Descending the stone stairs lit by torches, we walked past bins and more bins that previously held layers of bodies buried centuries ago. Two more floors below this one held the remains of poorer residents. In the 1920s, researchers separated and sorted the bones that were still intact - there were bins of tibias, bins of fibulas, bins of skulls, etc. A round bricked ceremonial structure resembling a well displayed skulls and bones arranged in a circular pattern. Looking up through iron grates, the Sunday morning worshipers were visible on the main floor, standing by their pews and singing, oblivious to the activity below. A narrow stairway connected the catacombs with the library, where large beautiful handwritten and painted manuscripts were displayed.
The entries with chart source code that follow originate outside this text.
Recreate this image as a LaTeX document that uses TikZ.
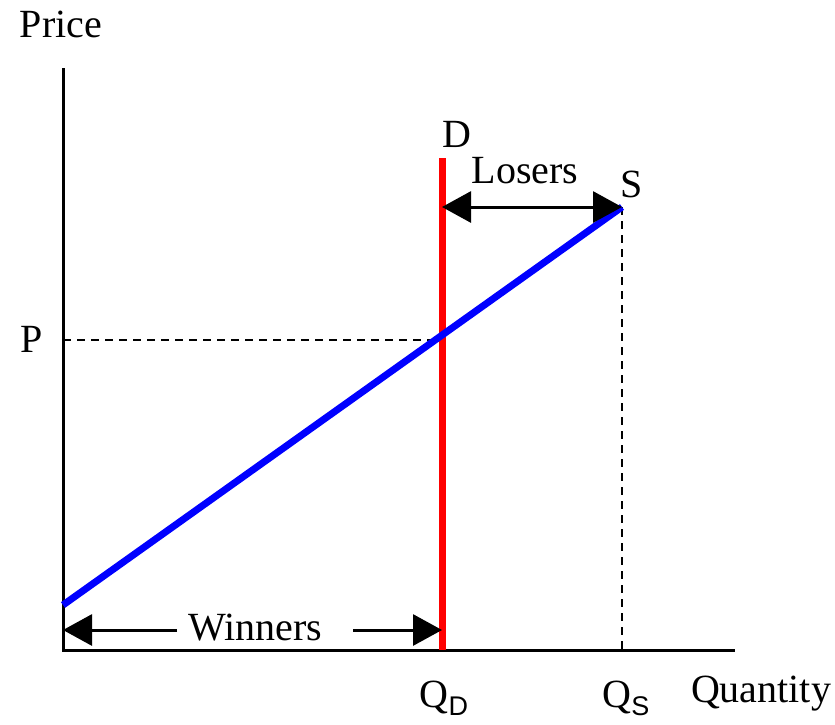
\documentclass[tikz,border=0pt]{standalone}
\usepackage{fontspec}
\setmainfont{Liberation Serif}
\newfontfamily\subsans{Liberation Sans}
\usetikzlibrary{arrows.meta}
\begin{document}
\begin{tikzpicture}[x=1pt,y=-1pt,
  axis/.style={line width=3pt},
  lbl/.style={inner sep=0pt,font=\fontsize{40}{44}\selectfont},
  guide/.style={line width=1.6pt,dash pattern=on 8pt off 6pt},
  dbl/.style={line width=3pt,{Triangle[length=29pt,width=31pt]}-{Triangle[length=29pt,width=31pt]}},
  sgl/.style={line width=3pt,-{Triangle[length=29pt,width=31pt]}}]
\useasboundingbox (0,0) rectangle (835,724);
\coordinate (O) at (63,650);
\coordinate (ytop) at (63,68);
\coordinate (xend) at (735,650);
\coordinate (Dtop) at (442,158);
\coordinate (Dbot) at (442,650);
\coordinate (Sbot) at (63,605);
\coordinate (Stop) at (622,207);
\coordinate (Pax) at (63,340);
\coordinate (Pint) at (442,340);
\coordinate (Qs) at (622,650);
\coordinate (Lleft) at (442,207);
\coordinate (Wl) at (63,630);
\coordinate (Wr) at (442,630);
\coordinate (Wlend) at (177,630);
\coordinate (Wrstart) at (353,630);
% guides
\draw[guide] (Pax) -- (Pint);
\draw[guide] (Stop) -- (Qs);
% axes
\draw[axis] (ytop) -- (O) -- (xend);
% curves
\draw[red,line width=7pt] (Dtop) -- (Dbot);
\draw[blue,line width=7pt] (Sbot) -- (Stop);
% arrows
\draw[dbl] (Lleft) -- (Stop);
\draw[sgl] (Wlend) -- (Wl);
\draw[sgl] (Wrstart) -- (Wr);
% labels
\node[lbl,anchor=base] (price) at (61,37) {Price};
\node[lbl,anchor=base] (plbl) at (32,352) {P};
\node[lbl,anchor=base] (dlbl) at (457,147) {D};
\node[lbl,anchor=base] (slbl) at (632,197) {S};
\node[lbl,anchor=base] (losers) at (525,183) {Losers};
\node[lbl,anchor=base] (winners) at (255,640) {Winners};
\node[lbl,anchor=base] (qd) at (444,707) {Q\raisebox{-8pt}{\subsans\fontsize{27}{30}\selectfont D}};
\node[lbl,anchor=base] (qs) at (626,707) {Q\raisebox{-8pt}{\subsans\fontsize{27}{30}\selectfont S}};
\node[lbl,anchor=base] (qty) at (761,702) {Quantity};
\end{tikzpicture}
\end{document}
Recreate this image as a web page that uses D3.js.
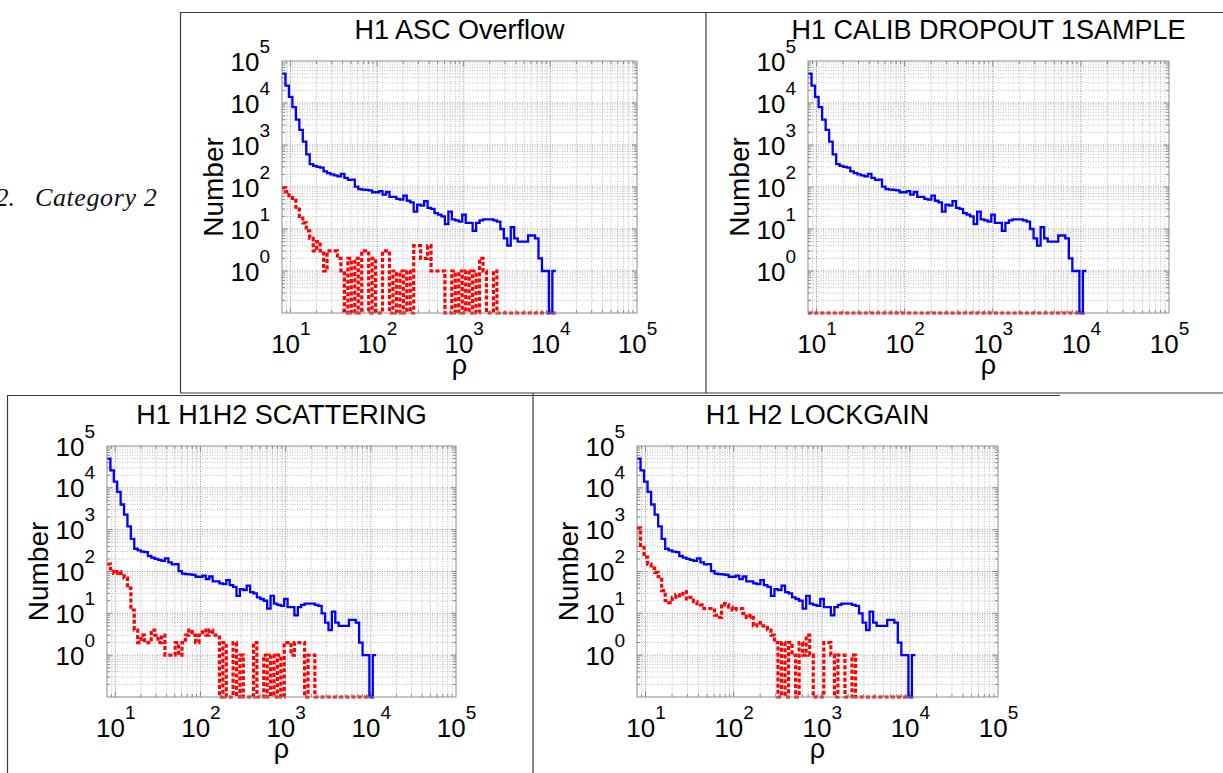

Outside the monastery, a loud boom went off at somewhat regular intervals causing flocks of birds to take flight and circle around the tourists and vendors. I flagged a taxi to take me to the airport for my afternoon flight. The taxi driver leaned over and rolled up my window as we drove through a poor neighborhood called Chicago. He tried to explain to me why it had that name but I was having difficulty understanding, until he said "Mafia" and "Al Capon-e". As if to compensate for the speedy drive through the city, he pulled over by the huge statue of the Madonna and child not far from the airport so I could take a photo, not the best spot for the shot but I expressed my appreciation nonetheless. In the soft light of a sunset, the flight touched down in Panama in time for me to change planes.